**Material provided:**
▼

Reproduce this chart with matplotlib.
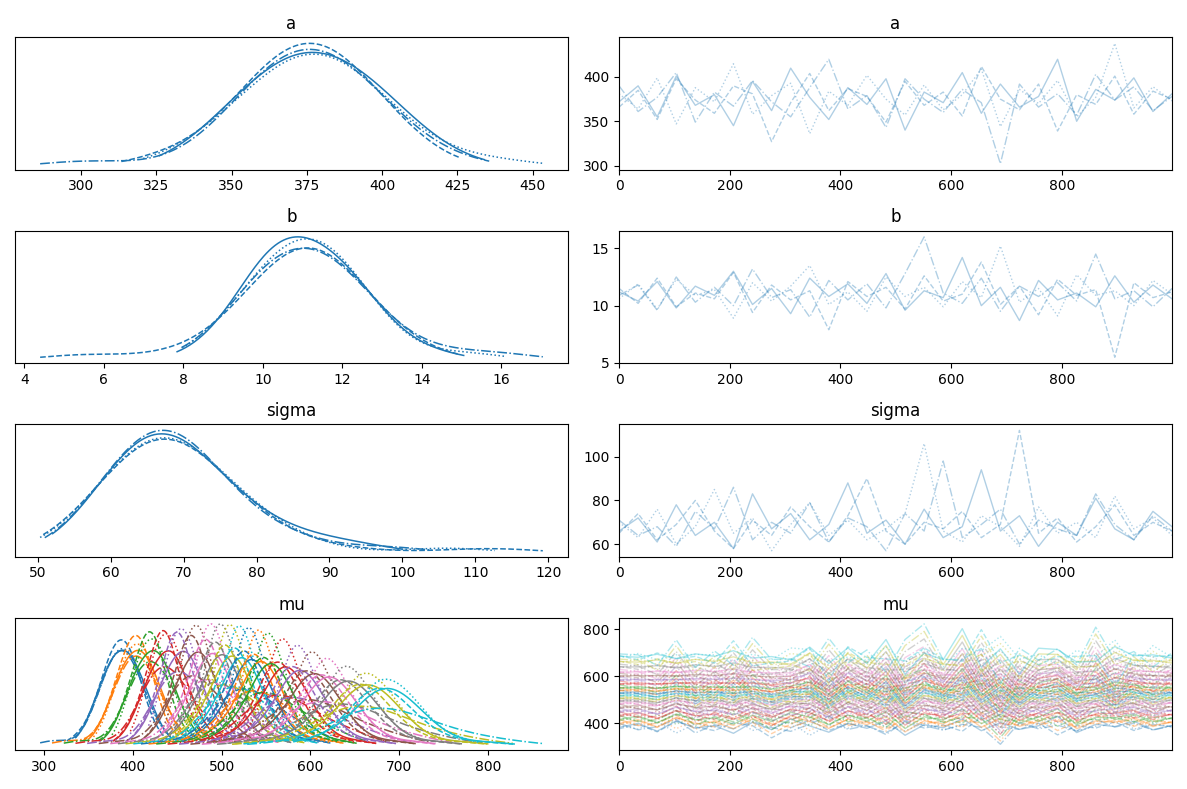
import numpy as np
import matplotlib
matplotlib.use("Agg")
import matplotlib.pyplot as plt

a_chains = [
 [372,390,355,401,368,380,345,395,362,410,377,352,388,369,398,340,383,371,405,359,392,366,378,420,350,386,374,399,361,381],
 [381,364,399,347,388,372,415,358,379,393,336,384,368,402,375,357,391,363,380,409,344,386,370,396,355,377,438,365,389,373],
 [366,385,352,398,374,359,390,381,327,371,404,362,387,378,349,395,368,383,356,412,375,363,392,339,380,369,401,358,384,375],
 [390,361,377,405,349,383,367,396,372,355,388,420,364,379,343,398,375,360,386,371,302,392,366,381,357,403,374,389,362,378]]
b_chains = [
 [11.2,10.4,12.1,9.8,11.7,10.9,13.0,10.1,11.5,9.3,12.4,10.8,11.9,10.2,12.8,9.6,11.3,10.7,14.2,10.0,11.6,8.7,12.2,10.5,11.1,9.9,12.6,10.3,11.8,10.6],
 [10.6,11.9,9.7,12.3,10.9,11.4,8.9,12.0,10.4,11.7,13.5,10.1,11.2,9.5,12.5,10.8,11.6,9.9,12.1,10.7,15.2,10.3,11.5,9.1,12.7,10.9,11.3,10.0,12.2,11.0],
 [11.5,10.2,12.4,9.9,11.1,10.6,12.9,9.4,11.8,10.5,11.3,7.9,12.1,10.8,11.6,9.7,12.6,10.4,11.0,13.8,10.1,11.7,9.2,12.3,10.9,11.4,5.5,12.0,10.7,11.2],
 [10.9,11.8,9.6,12.5,10.3,11.6,10.0,13.2,10.7,11.4,9.0,12.2,10.5,11.9,9.8,12.8,16.0,11.1,10.2,12.4,9.5,11.7,10.8,12.0,10.4,14.5,10.6,11.3,9.9,11.5]]
sigma_chains = [
 [66,72,61,78,64,70,58,83,67,74,62,69,88,65,71,60,76,63,68,94,66,73,59,70,64,81,67,62,75,68],
 [70,63,76,60,68,85,65,72,57,69,79,64,71,62,67,74,106,66,61,73,68,59,77,65,70,63,82,67,72,64],
 [65,74,62,69,80,66,58,71,64,77,68,61,73,90,66,60,70,67,75,63,69,112,65,72,61,68,78,64,70,66],
 [71,64,68,59,75,67,86,62,70,65,79,61,72,68,57,74,66,98,63,69,76,60,71,67,64,83,69,62,73,66]]
weights = [1.0,2.5,4.0,5.5,7.0,8.5,10.0,11.0,12.0,13.0,14.0,15.0,16.0,17.5,19.0,20.5,22.0,24.0,26.0,28.0]
n_draws = 1000
styles = ['-', ':', '--', '-.']

def kde(s, widen=1.4):
    s = np.asarray(s, float)
    bw = widen * s.std() * len(s) ** (-0.2)
    lo, hi = s.min() - bw, s.max() + bw
    g = np.linspace(lo, hi, 200)
    d = np.exp(-0.5 * ((g[:, None] - s[None, :]) / bw) ** 2).sum(1)
    return g, d / (len(s) * bw * np.sqrt(2 * np.pi))

fig, axes = plt.subplots(4, 2, figsize=(11.87, 7.89), dpi=100)
params = [("a", a_chains), ("b", b_chains), ("sigma", sigma_chains)]
for r, (name, chains) in enumerate(params):
    axk, axt = axes[r]
    for c, ch in enumerate(chains):
        g, d = kde(ch)
        axk.plot(g, d, color='C0', ls=styles[c], lw=1.1)
        xs = np.linspace(0, n_draws - 1, len(ch))
        axt.plot(xs, ch, color='C0', ls=styles[c], lw=1, alpha=0.35)
    axk.set_title(name); axt.set_title(name)
    axk.set_yticks([]); axt.set_xlim(0, n_draws - 1)

axk, axt = axes[3]
A = np.array(a_chains, float); B = np.array(b_chains, float)
for i, w in enumerate(weights):
    col = f"C{i % 10}"
    mu = A + B * w
    for c in range(4):
        g, d = kde(mu[c])
        axk.plot(g, d, color=col, ls=styles[c], lw=1.1)
        xs = np.linspace(0, n_draws - 1, mu.shape[1])
        axt.plot(xs, mu[c], color=col, ls=styles[c], lw=1, alpha=0.35)
axk.set_title("mu"); axt.set_title("mu")
axk.set_yticks([]); axt.set_xlim(0, n_draws - 1)
fig.tight_layout()
fig.savefig("out.png")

▲

**Written task:**
All lines of the data above that include the word "matplotlib" must be shown.

**Exercise result:**
Reproduce this chart with matplotlib.
import matplotlib
matplotlib.use("Agg")
import matplotlib.pyplot as plt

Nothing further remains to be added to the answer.